Learning to Control Camera Exposure via Reinforcement Learning

Kyunghyun Lee, Ukcheol Shin, Byeong-Uk Lee

Abstract

Adjusting camera exposure in arbitrary lighting conditions is the first primary step to ensure the functionality of computer vision applications. Poorly adjusted camera exposure can result in performance degradation. Previous camera exposure control methods require multiple convergence steps and time-consuming processes in dynamic lighting conditions. In this paper, we propose a new camera exposure control framework that exploits deep reinforcement learning for instant convergence and real-time processing.
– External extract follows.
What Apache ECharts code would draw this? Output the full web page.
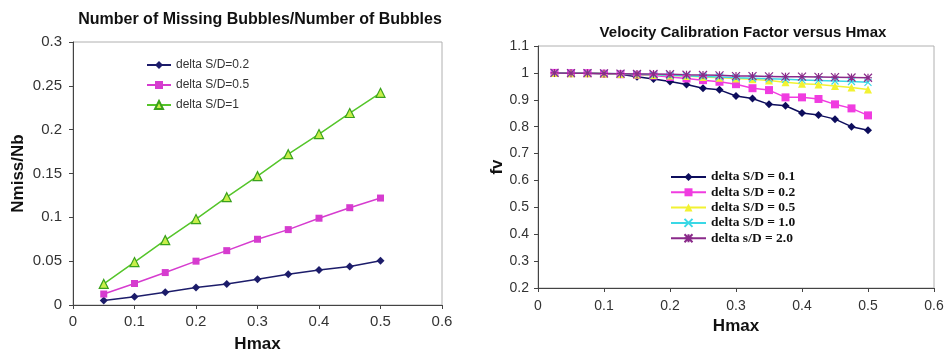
<!DOCTYPE html>
<html>
<head>
<meta charset="utf-8">
<script src="https://cdn.jsdelivr.net/npm/echarts@6/dist/echarts.min.js"></script>
<style>
  html, body { margin: 0; padding: 0; background: #fff; }
  #chart { width: 945px; height: 351px; }
</style>
</head>
<body>
<div id="chart"></div>
<script>
// left chart: Nmiss/Nb vs Hmax
const hmaxLeft = [0.05, 0.1, 0.15, 0.2, 0.25, 0.3, 0.35, 0.4, 0.45, 0.5];
const missSD02 = [0.005, 0.0095, 0.0145, 0.02, 0.024, 0.0295, 0.035, 0.04, 0.044, 0.0505];
const missSD05 = [0.0125, 0.0245, 0.037, 0.05, 0.062, 0.075, 0.086, 0.099, 0.111, 0.122];
const missSD1 = [0.024, 0.049, 0.074, 0.098, 0.123, 0.147, 0.172, 0.195, 0.219, 0.242];

// right chart: fv vs Hmax
const hmaxRight = [0.025, 0.05, 0.075, 0.1, 0.125, 0.15, 0.175, 0.2, 0.225, 0.25,
  0.275, 0.3, 0.325, 0.35, 0.375, 0.4, 0.425, 0.45, 0.475, 0.5];
const fvSD01 = [1.0, 0.999, 0.999, 0.997, 0.995, 0.986, 0.977, 0.968, 0.957, 0.943,
  0.937, 0.914, 0.905, 0.883, 0.878, 0.851, 0.843, 0.828, 0.8, 0.787];
const fvSD02 = [1.0, 0.999, 0.999, 0.997, 0.995, 0.993, 0.99, 0.985, 0.979, 0.973,
  0.967, 0.958, 0.943, 0.936, 0.909, 0.909, 0.903, 0.883, 0.868, 0.842];
const fvSD05 = [1.0, 0.999, 0.999, 0.998, 0.996, 0.994, 0.992, 0.99, 0.988, 0.985,
  0.982, 0.979, 0.976, 0.972, 0.965, 0.96, 0.957, 0.951, 0.946, 0.938];
const fvSD10 = [1.0, 0.999, 0.999, 0.998, 0.997, 0.995, 0.993, 0.991, 0.989, 0.987,
  0.985, 0.982, 0.98, 0.978, 0.976, 0.974, 0.972, 0.97, 0.968, 0.965];
const fvSD20 = [1.0, 0.999, 0.999, 0.998, 0.997, 0.996, 0.996, 0.995, 0.993, 0.992,
  0.991, 0.988, 0.988, 0.987, 0.986, 0.986, 0.985, 0.984, 0.983, 0.982];

const leftNames = ["delta S/D=0.2", "delta S/D=0.5", "delta S/D=1"];
const rightNames = ["delta S/D = 0.1", "delta S/D = 0.2", "delta S/D = 0.5", "delta S/D = 1.0", "delta s/D = 2.0"];

const pair = (xs, ys) => xs.map((x, i) => [x, ys[i]]);
const fmt = v => String(+v.toFixed(2));
const sans = "Liberation Sans, Arial, sans-serif";

function axisX(gridIndex, labelSize, margin, nameGap) {
  return {
    gridIndex, type: "value", min: 0, max: 0.6, interval: 0.1,
    name: "Hmax", nameLocation: "middle", nameGap,
    nameTextStyle: { fontFamily: sans, fontWeight: "bold", fontSize: 17, color: "#111" },
    axisLine: { lineStyle: { color: "#444", width: 1 } },
    axisTick: { show: true, length: 4, lineStyle: { color: "#444" } },
    axisLabel: { fontFamily: sans, fontSize: labelSize, color: "#333", margin, formatter: fmt },
    splitLine: { show: false }
  };
}

function axisY(gridIndex, min, max, interval, name, nameGap, labelSize, margin) {
  return {
    gridIndex, type: "value", min, max, interval,
    name, nameLocation: "middle", nameGap,
    nameTextStyle: { fontFamily: sans, fontWeight: "bold", fontSize: 17, color: "#111" },
    axisLine: { show: true, lineStyle: { color: "#444", width: 1 } },
    axisTick: { show: true, length: 4, lineStyle: { color: "#444" } },
    axisLabel: { fontFamily: sans, fontSize: labelSize, color: "#333", margin, formatter: fmt },
    splitLine: { show: false }
  };
}

function line(name, xi, data, color, symbol, size, fill, border) {
  return {
    name, type: "line", xAxisIndex: xi, yAxisIndex: xi,
    data, symbol, symbolSize: size, showSymbol: true,
    lineStyle: { color, width: 1.5 },
    itemStyle: { color: fill || color, borderColor: border || color, borderWidth: border ? 1.2 : 0 },
    emphasis: { disabled: true },
    z: 3
  };
}

const crossPath = "path://M0,0L10,10M10,0L0,10";
const starPath = "path://M0,0L10,10M10,0L0,10M5,0L5,10M0,5L10,5";

const chart = echarts.init(document.getElementById("chart"));
chart.setOption({
  backgroundColor: "#fff",
  animation: false,
  title: [
    {
      text: "Number of Missing Bubbles/Number of Bubbles",
      left: 255, top: 7, textAlign: "center",
      textStyle: { fontFamily: sans, fontWeight: "bold", fontSize: 16, color: "#111" }
    },
    {
      text: "Velocity Calibration Factor versus Hmax",
      left: 738, top: 20, textAlign: "center",
      textStyle: { fontFamily: sans, fontWeight: "bold", fontSize: 15, color: "#111" }
    }
  ],
  grid: [
    { left: 73, top: 42, width: 369, height: 263, outerBoundsMode: "none", show: true, borderColor: "#b0b0b0", borderWidth: 1 },
    { left: 538, top: 46, width: 396, height: 242, outerBoundsMode: "none", show: true, borderColor: "#b0b0b0", borderWidth: 1 }
  ],
  xAxis: [axisX(0, 15, 9, 31), axisX(1, 14, 11, 27)],
  yAxis: [
    axisY(0, 0, 0.3, 0.05, "Nmiss/Nb", 46, 15, 11),
    axisY(1, 0.2, 1.1, 0.1, "fv", 29, 14, 9)
  ],
  legend: [
    {
      data: leftNames, left: 141, top: 53, orient: "vertical",
      itemWidth: 24, itemHeight: 10, itemGap: 6,
      textStyle: { fontFamily: sans, fontSize: 12, color: "#333", lineHeight: 14 }
    },
    {
      data: rightNames, left: 665, top: 165, orient: "vertical",
      itemWidth: 35, itemHeight: 10, itemGap: 1.3,
      textStyle: { fontFamily: "Liberation Serif, Times New Roman, serif", fontWeight: "bold", fontSize: 13.5, color: "#111", lineHeight: 14 }
    }
  ],
  series: [
    line(leftNames[0], 0, pair(hmaxLeft, missSD02), "#1c1c6a", "diamond", 8),
    line(leftNames[1], 0, pair(hmaxLeft, missSD05), "#d63ccf", "rect", 7),
    line(leftNames[2], 0, pair(hmaxLeft, missSD1), "#55c52a", "triangle", 9, "#c8ef4a", "#3aa11c"),
    line(rightNames[0], 1, pair(hmaxRight, fvSD01), "#0d0d5c", "diamond", 8),
    line(rightNames[1], 1, pair(hmaxRight, fvSD02), "#f03ce0", "rect", 8),
    line(rightNames[2], 1, pair(hmaxRight, fvSD05), "#f2f232", "triangle", 8),
    line(rightNames[3], 1, pair(hmaxRight, fvSD10), "#3ad8e6", crossPath, 7, "#3ad8e6", "#3ad8e6"),
    line(rightNames[4], 1, pair(hmaxRight, fvSD20), "#8a2a8a", starPath, 8, "#8a2a8a", "#8a2a8a")
  ]
});
</script>
</body>
</html>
The proposed framework consists of four contributions: 1) a simplified training ground to simulate real-world’s diverse and dynamic lighting changes, 2) flickering and image quantity-aware reward design, along with lightweight state-action design for real-time processing, 3) a static-to-dynamic lighting curriculum learning method to gradually improve the agent’s exposure-adjusting capability, and 4) domain randomization techniques to exceed the limitation of the training ground and achieve seamless generalization in the wild. As a result, our proposed method instantly adjusts camera exposure within five steps with real-time processing of less than 1 ms. Also, the acquired images from our method are well-exposed and show superiority in numerous computer vision tasks, such as feature extraction and object detection.